A glimpse at our past

In the early days of local television Father Hugh Michael Beahan began a program on WOOD TV in Grand Rapids called "Fifteen with Father." From 1953 to 1976 the program aired every week, featuring Father Mike analyzing and discussing matters of current religious or moral interest to the general public.

Nationally, Bishop Fulton J. Sheen was attracting attention from 195 1 to 1957 for his dramatic and even spell-binding televised lectures during prime-time. While others could not make a successful transition from faceless radio to the unforgiving cameras of television, audiences in West Michigan saw in Father Mike, as in Bishop Sheen, a gifted and compelling messenger of the Gospel.

For each of his programs, moreover, Father Mike was required by cautious church authorities to submit his written text beforehand for approval of doctrinal and moral content consistent with the official teachings of the church. This practice, therefore, also meant that he had to commit each program text to memory. As television stations were required to provide a percentage of their air-time to public service programming, Father Mike arranged with WOOD TV to begin televising the Mass on Sundays from their studios in Grand Rapids in 1955.

Father Mike became producer, director, and narrator of the Mass, explaining to viewers quietly and authoritatively (while he himself was unseen) the unfolding ritual. A guest priest was the celebrant and the congregation came from parishes or groups usually from neighboring parishes in Grand Rapids. So successful was the televising of the Mass that the Grand Rapids station arranged hookups with other affiliated stations within the broadcast network. A preview of this phenomenon had been the installation ceremonies of Bishop Babcock in 1954, when for the first time in the diocese such ceremonies were televised and broadcast through a similar hookup.

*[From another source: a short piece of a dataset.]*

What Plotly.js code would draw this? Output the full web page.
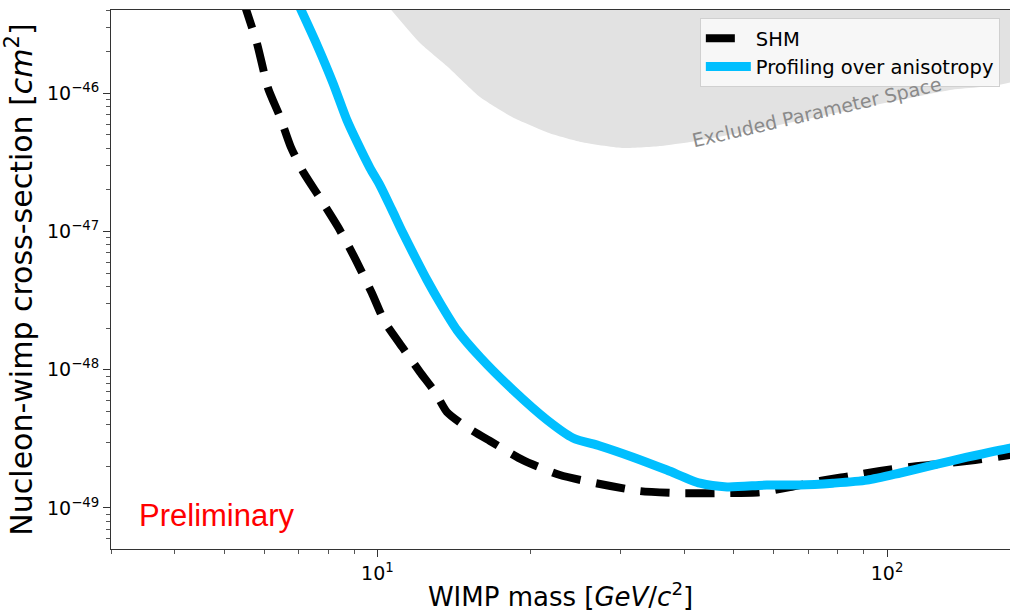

Televising the installation of the diocesan bishop has continued. By 1966, through the encouragement of Monsignor Charles Popell, rector of the Cathedral of St. Andrew, a large donation by Mrs. Catherine Rose equipped the cathedral with its own TV studio and cameras, providing for the Mass to air from the cathedral, among the first in the nation to be able to do so, live and every Sunday. Father Mike arranged the transition and helped the cathedral in training volunteers from the parish to operate the cameras. When it became no longer possible for the diocese to televise the Mass as a public service program, the diocese began to purchase air time as it continues to do so today.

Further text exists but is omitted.